Avant le début de sa tournée africaine en février dernier, le président français Emmanuel Macron avait, au cours d’une conférence de presse, déclarer son intention de réformer l’aide publique au développement vers l’Afrique. Cette aide est toujours considérée comme l’un des piliers de la politique de la France en Afrique. Le chef de l’Etat voudrait substituer le principe de « l’aide » par l’approche « de l’investissement ». Selon lui, il ouvrirait là « une nouvelle relation équilibrée, réciproque et responsable » avec l’Afrique.
Ce n’est ni « l’aide », ni « l’investissement » qui sont à l’origine du désamour entre la France et ses anciennes colonies : c’est le franc Cfa et la non considération des Africains.
Franc Cfa
Cette monnaie créée par le général de Gaulle, fut imposée aux 14 colonies françaises la veille des indépendances. Elle est imprimée en France. Malgré quelques réformettes, les pays de la zone Cfa sont obligés de déposer 50% de leurs avoirs en devises dans un compte à la Banque de France. Ces dépôts sont faiblement rémunérés. Ce sont les intérêts générés qui alimentent le fonds des « aides publiques au développement », et aussi des prêts consentis par la France aux ex-colonies. Il est donc aisé de comprendre pourquoi les institutions internationales classent les ex-colonies françaises parmi « les pays les plus pauvres de la planète ».
Non considération
Les Africains noirs dans leur ensemble, ont la profonde conviction que la classe politique française ne les respecte pas. Son regard sur les Africains demeure colonialiste et condescendant. Il est difficile dans ce contexte, de construire avec la France politique une relation saine et conviviale.
Voilà les deux maux qui fondent aujourd’hui le sentiment croissant anti-français sur le continent. Les déclarations verbales d’Emmanuel Macron n’y changeront rien.
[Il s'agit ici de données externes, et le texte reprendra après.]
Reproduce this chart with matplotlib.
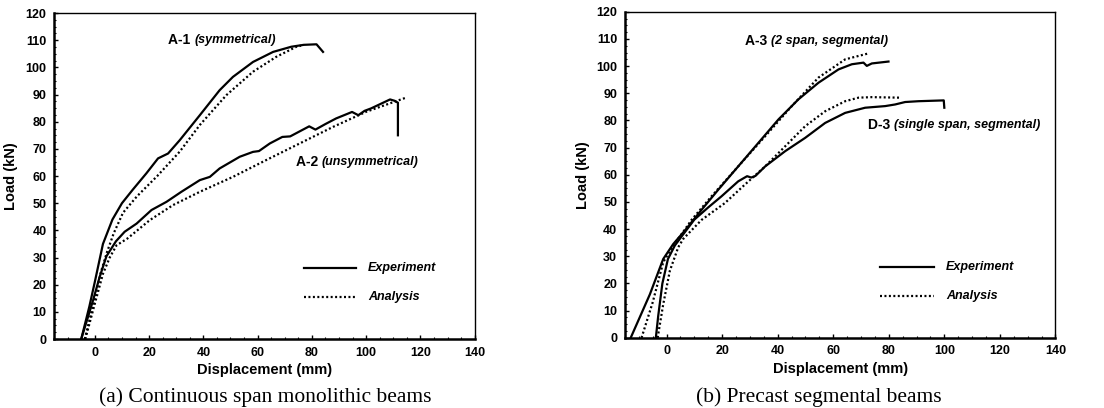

Ce qui est important, ce sont des actes. La jeunesse africaine qui exprime son désamour à la France n’a connu ni la colonisation, ni les indépendances. Cette jeunesse s’est approprié le combat politique des chefs d’État africains révolutionnaires qui se sont battus contre le colonialisme et le néocolonialisme.
C’est cette jeunesse que nous voyons actuellement mobilisée dans plusieurs pays africains, dénonçant aussi bien la présence militaire que l’asphyxie économique de l’Afrique par la France. La France politique devrait écouter cette jeunesse et comprendre que plus jamais, rien ne sera plus comme avant.
La Françafrique qu’Emmanuel Macron veut enterrer, c’est certes les réseaux souterrains, les coups d’Etat voulus par l’Elysée ; mais c’est surtout l’abandon du franc Cfa qui intéresse les Africains. Macron n’a pas la force de franchir ce pas. Tous ses prédécesseurs ont récité la même antienne, mais personne n’a osé franchir le Rubicon, ils savent pourquoi…
La France et l’Afrique francophone ont ensemble une longue histoire. Celle-ci est un patrimoine commun. La main mise de la France sur la monnaie de 14 pays sera un jour un élément déclencheur du désamour entre les deux amies. La France ne gagne rien à se mettre en travers du sens de l’Histoire. Si cela devrait être le cas, alors là, l’Afrique noire ressusciterait la France à Saint-Domingue, à Pondichéry, au Vietnam et même en Algérie.